**AIM OF THE TASK:**
From the listing below, extract each entry exactly as written, minus the images.

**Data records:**
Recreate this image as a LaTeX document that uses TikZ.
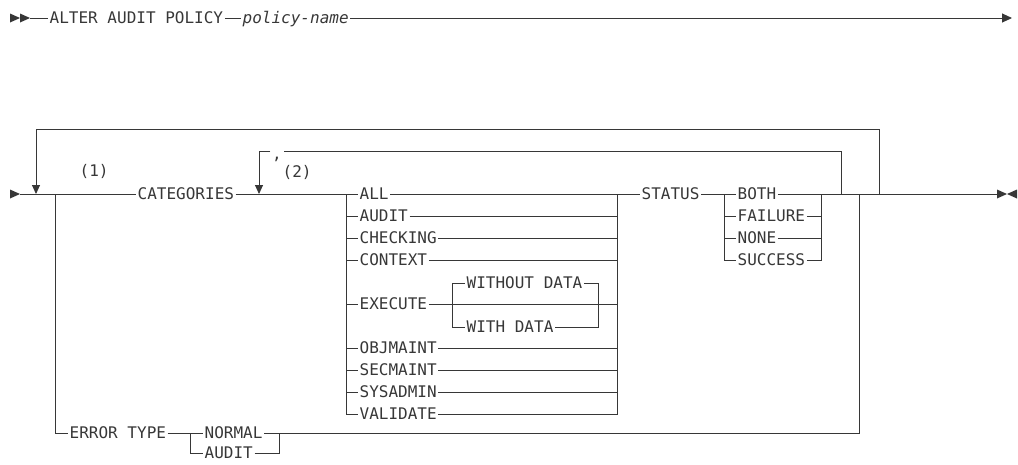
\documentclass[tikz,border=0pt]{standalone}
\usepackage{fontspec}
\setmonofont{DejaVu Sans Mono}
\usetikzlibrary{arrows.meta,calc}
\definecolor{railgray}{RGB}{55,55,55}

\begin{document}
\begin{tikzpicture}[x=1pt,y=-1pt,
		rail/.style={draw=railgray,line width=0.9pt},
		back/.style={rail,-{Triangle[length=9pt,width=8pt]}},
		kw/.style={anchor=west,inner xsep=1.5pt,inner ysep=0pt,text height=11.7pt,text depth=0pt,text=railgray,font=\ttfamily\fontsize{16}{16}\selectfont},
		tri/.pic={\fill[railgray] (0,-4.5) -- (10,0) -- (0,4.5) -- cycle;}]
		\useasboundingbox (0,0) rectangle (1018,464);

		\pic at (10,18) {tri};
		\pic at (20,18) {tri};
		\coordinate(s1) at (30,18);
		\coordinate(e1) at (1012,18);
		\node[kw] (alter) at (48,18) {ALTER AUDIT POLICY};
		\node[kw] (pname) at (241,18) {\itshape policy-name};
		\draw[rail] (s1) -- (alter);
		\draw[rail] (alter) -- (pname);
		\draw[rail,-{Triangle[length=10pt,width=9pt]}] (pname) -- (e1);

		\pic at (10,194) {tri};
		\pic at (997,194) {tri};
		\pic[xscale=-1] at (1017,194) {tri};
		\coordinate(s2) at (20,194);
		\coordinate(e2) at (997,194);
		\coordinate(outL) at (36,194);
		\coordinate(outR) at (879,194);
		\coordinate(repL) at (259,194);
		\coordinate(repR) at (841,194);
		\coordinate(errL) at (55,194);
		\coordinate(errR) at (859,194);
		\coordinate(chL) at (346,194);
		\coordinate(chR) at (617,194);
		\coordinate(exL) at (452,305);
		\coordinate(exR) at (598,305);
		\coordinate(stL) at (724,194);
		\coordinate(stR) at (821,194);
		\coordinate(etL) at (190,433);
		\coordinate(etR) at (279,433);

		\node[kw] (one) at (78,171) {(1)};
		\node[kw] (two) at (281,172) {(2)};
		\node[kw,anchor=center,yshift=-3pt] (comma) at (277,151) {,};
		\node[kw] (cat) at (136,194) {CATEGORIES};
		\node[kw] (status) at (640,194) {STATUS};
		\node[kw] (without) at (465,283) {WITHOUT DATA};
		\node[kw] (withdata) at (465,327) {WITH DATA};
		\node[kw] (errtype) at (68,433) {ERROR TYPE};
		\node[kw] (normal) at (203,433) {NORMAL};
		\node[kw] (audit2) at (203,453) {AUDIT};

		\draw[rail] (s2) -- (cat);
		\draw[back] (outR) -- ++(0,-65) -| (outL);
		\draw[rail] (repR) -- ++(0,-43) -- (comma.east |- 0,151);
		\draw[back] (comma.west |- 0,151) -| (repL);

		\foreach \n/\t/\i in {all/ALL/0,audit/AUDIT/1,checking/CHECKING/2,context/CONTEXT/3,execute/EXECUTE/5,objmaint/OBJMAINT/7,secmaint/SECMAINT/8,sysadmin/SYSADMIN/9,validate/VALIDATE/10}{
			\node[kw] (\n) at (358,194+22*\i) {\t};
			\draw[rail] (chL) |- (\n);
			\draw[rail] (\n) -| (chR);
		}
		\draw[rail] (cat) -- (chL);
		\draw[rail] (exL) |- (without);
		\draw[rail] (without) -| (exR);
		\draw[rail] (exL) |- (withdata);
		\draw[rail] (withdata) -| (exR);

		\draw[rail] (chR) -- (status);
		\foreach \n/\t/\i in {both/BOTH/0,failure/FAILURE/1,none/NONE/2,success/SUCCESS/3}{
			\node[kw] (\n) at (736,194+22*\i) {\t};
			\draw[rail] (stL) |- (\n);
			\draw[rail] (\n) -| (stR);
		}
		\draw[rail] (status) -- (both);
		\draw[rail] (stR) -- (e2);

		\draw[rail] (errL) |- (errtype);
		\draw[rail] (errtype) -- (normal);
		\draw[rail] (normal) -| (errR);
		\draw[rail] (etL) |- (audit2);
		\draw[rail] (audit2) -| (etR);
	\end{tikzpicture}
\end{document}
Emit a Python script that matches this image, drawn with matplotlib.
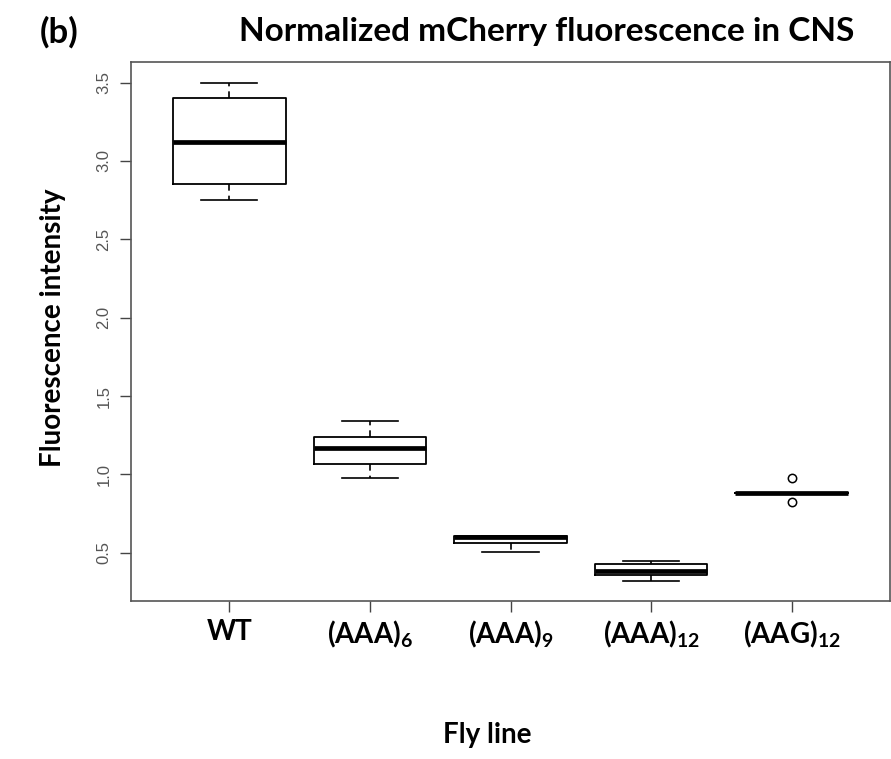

**EXERCISE ANSWER:**
Recreate this image as a LaTeX document that uses TikZ.
\documentclass[tikz,border=0pt]{standalone}
\usepackage{fontspec}
\setmonofont{DejaVu Sans Mono}
\usetikzlibrary{arrows.meta,calc}
\definecolor{railgray}{RGB}{55,55,55}

\begin{document}
\begin{tikzpicture}[x=1pt,y=-1pt,
		rail/.style={draw=railgray,line width=0.9pt},
		back/.style={rail,-{Triangle[length=9pt,width=8pt]}},
		kw/.style={anchor=west,inner xsep=1.5pt,inner ysep=0pt,text height=11.7pt,text depth=0pt,text=railgray,font=\ttfamily\fontsize{16}{16}\selectfont},
		tri/.pic={\fill[railgray] (0,-4.5) -- (10,0) -- (0,4.5) -- cycle;}]
		\useasboundingbox (0,0) rectangle (1018,464);

		\pic at (10,18) {tri};
		\pic at (20,18) {tri};
		\coordinate(s1) at (30,18);
		\coordinate(e1) at (1012,18);
		\node[kw] (alter) at (48,18) {ALTER AUDIT POLICY};
		\node[kw] (pname) at (241,18) {\itshape policy-name};
		\draw[rail] (s1) -- (alter);
		\draw[rail] (alter) -- (pname);
		\draw[rail,-{Triangle[length=10pt,width=9pt]}] (pname) -- (e1);

		\pic at (10,194) {tri};
		\pic at (997,194) {tri};
		\pic[xscale=-1] at (1017,194) {tri};
		\coordinate(s2) at (20,194);
		\coordinate(e2) at (997,194);
		\coordinate(outL) at (36,194);
		\coordinate(outR) at (879,194);
		\coordinate(repL) at (259,194);
		\coordinate(repR) at (841,194);
		\coordinate(errL) at (55,194);
		\coordinate(errR) at (859,194);
		\coordinate(chL) at (346,194);
		\coordinate(chR) at (617,194);
		\coordinate(exL) at (452,305);
		\coordinate(exR) at (598,305);
		\coordinate(stL) at (724,194);
		\coordinate(stR) at (821,194);
		\coordinate(etL) at (190,433);
		\coordinate(etR) at (279,433);

		\node[kw] (one) at (78,171) {(1)};
		\node[kw] (two) at (281,172) {(2)};
		\node[kw,anchor=center,yshift=-3pt] (comma) at (277,151) {,};
		\node[kw] (cat) at (136,194) {CATEGORIES};
		\node[kw] (status) at (640,194) {STATUS};
		\node[kw] (without) at (465,283) {WITHOUT DATA};
		\node[kw] (withdata) at (465,327) {WITH DATA};
		\node[kw] (errtype) at (68,433) {ERROR TYPE};
		\node[kw] (normal) at (203,433) {NORMAL};
		\node[kw] (audit2) at (203,453) {AUDIT};

		\draw[rail] (s2) -- (cat);
		\draw[back] (outR) -- ++(0,-65) -| (outL);
		\draw[rail] (repR) -- ++(0,-43) -- (comma.east |- 0,151);
		\draw[back] (comma.west |- 0,151) -| (repL);

		\foreach \n/\t/\i in {all/ALL/0,audit/AUDIT/1,checking/CHECKING/2,context/CONTEXT/3,execute/EXECUTE/5,objmaint/OBJMAINT/7,secmaint/SECMAINT/8,sysadmin/SYSADMIN/9,validate/VALIDATE/10}{
			\node[kw] (\n) at (358,194+22*\i) {\t};
			\draw[rail] (chL) |- (\n);
			\draw[rail] (\n) -| (chR);
		}
		\draw[rail] (cat) -- (chL);
		\draw[rail] (exL) |- (without);
		\draw[rail] (without) -| (exR);
		\draw[rail] (exL) |- (withdata);
		\draw[rail] (withdata) -| (exR);

		\draw[rail] (chR) -- (status);
		\foreach \n/\t/\i in {both/BOTH/0,failure/FAILURE/1,none/NONE/2,success/SUCCESS/3}{
			\node[kw] (\n) at (736,194+22*\i) {\t};
			\draw[rail] (stL) |- (\n);
			\draw[rail] (\n) -| (stR);
		}
		\draw[rail] (status) -- (both);
		\draw[rail] (stR) -- (e2);

		\draw[rail] (errL) |- (errtype);
		\draw[rail] (errtype) -- (normal);
		\draw[rail] (normal) -| (errR);
		\draw[rail] (etL) |- (audit2);
		\draw[rail] (audit2) -| (etR);
	\end{tikzpicture}
\end{document}
Emit a Python script that matches this image, drawn with matplotlib.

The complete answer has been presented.